Теперь все враги монгольского царя были разбиты. Весну 1223 года он провел на северном берегу Сырдарьи, устроив свою резиденцию в долине Чирчика, небольшого северного притока этой реки, к югу от нынешнего Ташкента, где восседал на золотом троне в окружении верных нойонов и баатуров. Лето того же года Есугаев сын провел, охотясь в степях Хулан-баши, то есть в окрестностях современных Ауле-ата и Бишкека, к югу от верхнего течения реки Чу и севернее Александровой горы. При нем неизменно находился Толуй, а также присоединились Чагатай с Угэдэем, проведшие зиму в охотничьих угодьях Бухары, откуда каждую неделю отправляли отцу по пятидесяти корзин дичи. Что касается их старшего брата, Чжочи, то он остался на севере, в степях нижнего поречья Чу, откуда регулярно присылал отцу огромное количество битого зверя. «Вслед за Чингисханом его воины любили охоту на куланов, которые так уставали от погони, что их можно было брать руками. Насытившись этой забавой, они отпускали животных на волю, но прежде выжигали на их спинах свои тамги, тавро».
Затем не имевшая более врагов армия двинулась на север, домой. Два внука Завоевателя, Хубилай и Хулагу, сыновья Толуя, соответственно будущий правитель Китая и будущий хан Персии, встретили Чингисхана на берегу Эмиля, в Тарбагатае. «Одиннадцатилетний Хубилай по пути подстрелил зайца; девятилетний Хулагу взял оленя. У монголов существовал обычай натирать мясом и жиром безымянный палец правой руки мальчику, первый раз принявшему участие в охоте. Эту процедуру посвящения в охотники внуков проделал сам Чингисхан».
Лето 1224 года Завоеватель провел на берегах верхнего Иртыша. Он надолго задержался в стране найманов и добрался до своего стойбища в Черном лесу, на берега Туулы, лишь весной 1225 года, то есть через шесть лет отсутствия.
Монгольский эпос рассказал о возвращении Покорителя Вселенной к родным очагам более того, что известно истории. Отзвуки подобных преданий, главной темой которых является «плач Борте», мы находим, в частности, у Саган Сэцэна, жившего в XVII веке.
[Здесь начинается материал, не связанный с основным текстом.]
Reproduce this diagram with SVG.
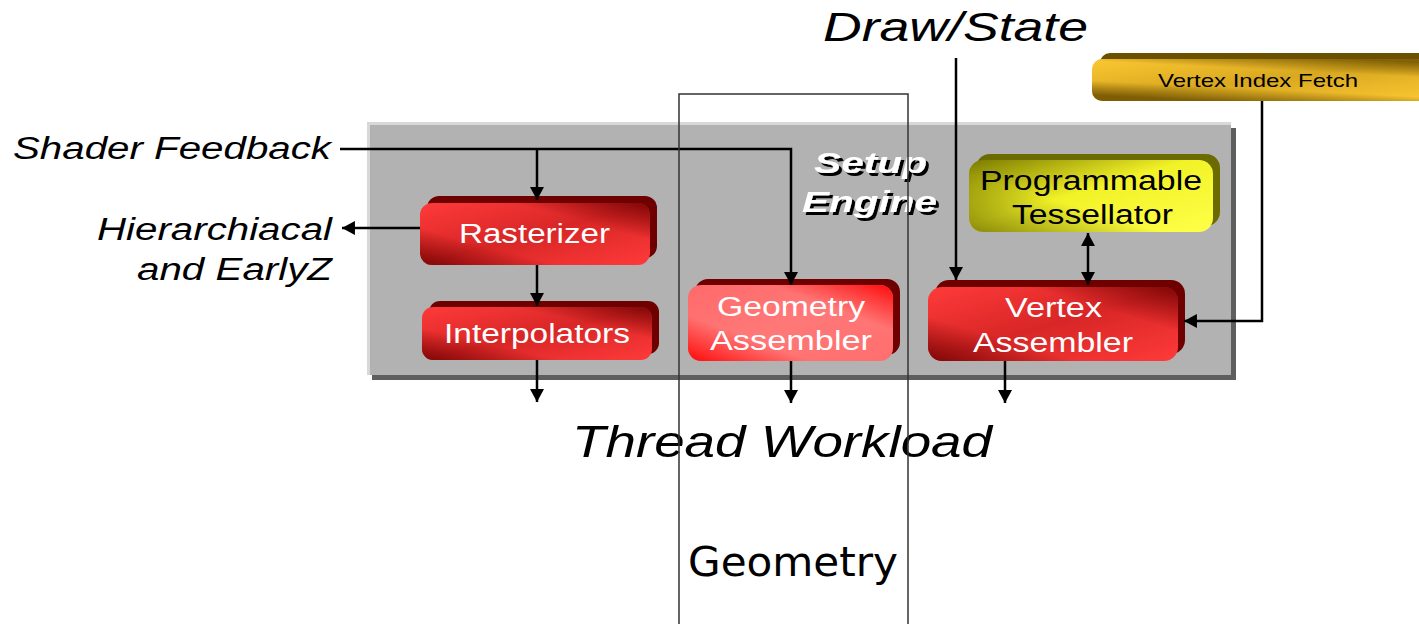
<svg xmlns="http://www.w3.org/2000/svg" width="1419" height="624" viewBox="0 0 1419 624">
<style>
.lbl{font-family:"Liberation Sans",Arial,sans-serif;font-style:italic;fill:#000}
.nt{font-family:"Liberation Sans",Arial,sans-serif;font-size:27px;fill:#fff}
.yt{font-family:"Liberation Sans",Arial,sans-serif;font-size:27px;fill:#000}
.conn{stroke:#000;stroke-width:2.5;fill:none}
.se{font-family:"Liberation Sans",Arial,sans-serif;font-size:30px;font-weight:bold;font-style:italic;fill:#fff;filter:url(#shadow)}
</style>
<defs>
<filter id="shadow" x="-10%" y="-20%" width="130%" height="150%">
<feDropShadow dx="3" dy="3" stdDeviation="0.3" flood-color="#000" flood-opacity="1"/>
</filter>
<marker id="ah" markerUnits="userSpaceOnUse" markerWidth="14" markerHeight="14" refX="12" refY="6.5" orient="auto-start-reverse" viewBox="0 0 13 13">
<path d="M0,0 L12,6.5 L0,13 z" fill="#000"/>
</marker>
<linearGradient id="redA" x1="0" y1="0" x2="1" y2="1">
<stop offset="0" stop-color="#ff3a3a"/><stop offset="0.5" stop-color="#d82626"/><stop offset="1" stop-color="#ff3a3a"/>
</linearGradient>
<linearGradient id="redB" x1="1" y1="0" x2="0" y2="1">
<stop offset="0" stop-color="#700000" stop-opacity="0.85"/><stop offset="0.3" stop-color="#700000" stop-opacity="0"/><stop offset="0.7" stop-color="#700000" stop-opacity="0"/><stop offset="1" stop-color="#700000" stop-opacity="0.85"/>
</linearGradient>
<linearGradient id="pinkA" x1="0" y1="0" x2="1" y2="1">
<stop offset="0" stop-color="#ff6a6a"/><stop offset="0.5" stop-color="#ff7878"/><stop offset="1" stop-color="#ff6e6e"/>
</linearGradient>
<linearGradient id="pinkB" x1="1" y1="0" x2="0" y2="1">
<stop offset="0" stop-color="#ff0a0a"/><stop offset="0.3" stop-color="#ff0a0a" stop-opacity="0"/><stop offset="0.7" stop-color="#ff0a0a" stop-opacity="0"/><stop offset="1" stop-color="#ff0a0a"/>
</linearGradient>
<linearGradient id="yelA" x1="0" y1="0" x2="1" y2="1">
<stop offset="0" stop-color="#7a7a00"/><stop offset="0.45" stop-color="#f2f228"/><stop offset="1" stop-color="#ffff48"/>
</linearGradient>
<linearGradient id="yelB" x1="1" y1="0" x2="0" y2="1">
<stop offset="0.6" stop-color="#6e6e00" stop-opacity="0"/><stop offset="1" stop-color="#6e6e00" stop-opacity="0.8"/>
</linearGradient>
<linearGradient id="goldA" x1="0" y1="0" x2="1" y2="1">
<stop offset="0" stop-color="#fcc832"/><stop offset="0.5" stop-color="#d8a820"/><stop offset="1" stop-color="#fcc832"/>
</linearGradient>
<linearGradient id="goldB" x1="0.75" y1="0" x2="0.35" y2="1">
<stop offset="0" stop-color="#6e5000" stop-opacity="0.8"/><stop offset="0.3" stop-color="#6e5000" stop-opacity="0"/><stop offset="0.7" stop-color="#6e5000" stop-opacity="0"/><stop offset="1" stop-color="#6e5000" stop-opacity="0.85"/>
</linearGradient>
</defs>

<g id="setup-engine-panel">
<rect x="372" y="128" width="864" height="252" fill="#5e5e5e"/>
<rect x="367" y="122" width="864" height="253" fill="#d8d8d8"/>
<rect x="370" y="125" width="861" height="250" fill="#b2b2b2"/>
<text class="se" x="814" y="173" textLength="113" lengthAdjust="spacingAndGlyphs">Setup</text>
<text class="se" x="802" y="212" textLength="135" lengthAdjust="spacingAndGlyphs">Engine</text>
</g>

<g id="vertex-index-fetch">
<rect x="1100" y="53" width="340" height="42" rx="10" fill="#6b5000"/>
<rect x="1092" y="59" width="340" height="42" rx="10" fill="url(#goldA)"/>
<rect x="1092" y="59" width="340" height="42" rx="10" fill="url(#goldB)"/>
<text x="1158" y="87" font-family="Liberation Sans, Arial, sans-serif" font-size="19" fill="#000" textLength="200" lengthAdjust="spacingAndGlyphs">Vertex Index Fetch</text>
</g>

<g id="rasterizer">
<rect x="427" y="196" width="230" height="62" rx="12" fill="#6e0000"/>
<rect x="420" y="203" width="230" height="62" rx="12" fill="url(#redA)"/>
<rect x="420" y="203" width="230" height="62" rx="12" fill="url(#redB)"/>
<text class="nt" x="459" y="243" textLength="151" lengthAdjust="spacingAndGlyphs">Rasterizer</text>
</g>

<g id="interpolators">
<rect x="429" y="301" width="230" height="53" rx="11" fill="#6e0000"/>
<rect x="422" y="307" width="230" height="53" rx="11" fill="url(#redA)"/>
<rect x="422" y="307" width="230" height="53" rx="11" fill="url(#redB)"/>
<text class="nt" x="444" y="343" textLength="186" lengthAdjust="spacingAndGlyphs">Interpolators</text>
</g>

<g id="geometry-assembler">
<rect x="695" y="279" width="205" height="76" rx="13" fill="#6e0000"/>
<rect x="688" y="285" width="205" height="76" rx="13" fill="url(#pinkA)"/>
<rect x="688" y="285" width="205" height="76" rx="13" fill="url(#pinkB)"/>
<text class="nt" x="717" y="316" textLength="148" lengthAdjust="spacingAndGlyphs">Geometry</text>
<text class="nt" x="710" y="350" textLength="162" lengthAdjust="spacingAndGlyphs">Assembler</text>
</g>

<g id="programmable-tessellator">
<rect x="976" y="154" width="244" height="72" rx="14" fill="#6b6b00"/>
<rect x="969" y="160" width="244" height="72" rx="14" fill="url(#yelA)"/>
<rect x="969" y="160" width="244" height="72" rx="14" fill="url(#yelB)"/>
<text class="yt" x="980" y="190" textLength="222" lengthAdjust="spacingAndGlyphs">Programmable</text>
<text class="yt" x="1012" y="224" textLength="161" lengthAdjust="spacingAndGlyphs">Tessellator</text>
</g>

<g id="vertex-assembler">
<rect x="935" y="280" width="250" height="74" rx="14" fill="#6e0000"/>
<rect x="928" y="287" width="250" height="74" rx="14" fill="url(#redA)"/>
<rect x="928" y="287" width="250" height="74" rx="14" fill="url(#redB)"/>
<text class="nt" x="1005" y="317" textLength="97" lengthAdjust="spacingAndGlyphs">Vertex</text>
<text class="nt" x="973" y="352" textLength="160" lengthAdjust="spacingAndGlyphs">Assembler</text>
</g>

<g id="connectors">
<path class="conn" d="M340,149 H791 V285" marker-end="url(#ah)"/>
<path class="conn" d="M537,149 V200" marker-end="url(#ah)"/>
<path class="conn" d="M420,228 H342" marker-end="url(#ah)"/>
<path class="conn" d="M537,265 V306" marker-end="url(#ah)"/>
<path class="conn" d="M537,360 V402" marker-end="url(#ah)"/>
<path class="conn" d="M791,361 V403" marker-end="url(#ah)"/>
<path class="conn" d="M1005,361 V403" marker-end="url(#ah)"/>
<path class="conn" d="M956,58 V280" marker-end="url(#ah)"/>
<path class="conn" d="M1088,233 V285" marker-start="url(#ah)" marker-end="url(#ah)"/>
<path class="conn" d="M1262,101 V321 H1184" marker-end="url(#ah)"/>
</g>

<g id="labels">
<text class="lbl" x="823" y="41" font-size="40" textLength="265" lengthAdjust="spacingAndGlyphs">Draw/State</text>
<text class="lbl" x="13" y="159" font-size="31" textLength="318" lengthAdjust="spacingAndGlyphs">Shader Feedback</text>
<text class="lbl" x="97" y="240" font-size="31" textLength="235" lengthAdjust="spacingAndGlyphs">Hierarchiacal</text>
<text class="lbl" x="137" y="280" font-size="31" textLength="195" lengthAdjust="spacingAndGlyphs">and EarlyZ</text>
<text class="lbl" x="572" y="457" font-size="44" textLength="420" lengthAdjust="spacingAndGlyphs">Thread Workload</text>
</g>

<g id="geometry-frame">
<rect x="679" y="94" width="229" height="560" fill="none" stroke="#333" stroke-width="1.5"/>
<text x="688" y="576" font-family="DejaVu Sans, Verdana, sans-serif" font-size="41" fill="#000" textLength="210" lengthAdjust="spacingAndGlyphs">Geometry</text>
</g>
</svg>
На протяжении всей 6-летней кампании при Чингисхане находилась только одна из всех его жен — красавица меркитка Хулан. Борте, которая вовсе не была ревнивой, наконец устала от затянувшегося отсутствия мужа и даже якобы начала побаиваться, как бы не случилось какой беды с Монголией, оставленной без защитника. «Орел, — взывала она к Чингисхану, — устраивает гнездо на вершине высокого дерева, но если он долго не будет возвращаться, другие птицы могут съесть его яйца и птенцов!» Чингисхан решает вернуться в Монголию, но не без некоторого опасения по поводу приема, который, возможно, ему готовила Борте. Он торопится к ней, желая удостовериться в ее намерениях. Однако Борте, как женщина осмотрительная, спешит убедить его, что не находит в поведении супруга ничего противоестественного: «На озере с берегами, заросшими ивняком, водится много диких гусей и лебедей. Господин волен стрелять их сколько угодно. В наших племенах имеется много молодых дев и жен. Господин может сам назначать своих избранниц. Он волен взять новую жену, оседлать еще не укрощенного скакуна». Успокоенный этими речами, супруг вступил в свою юрту.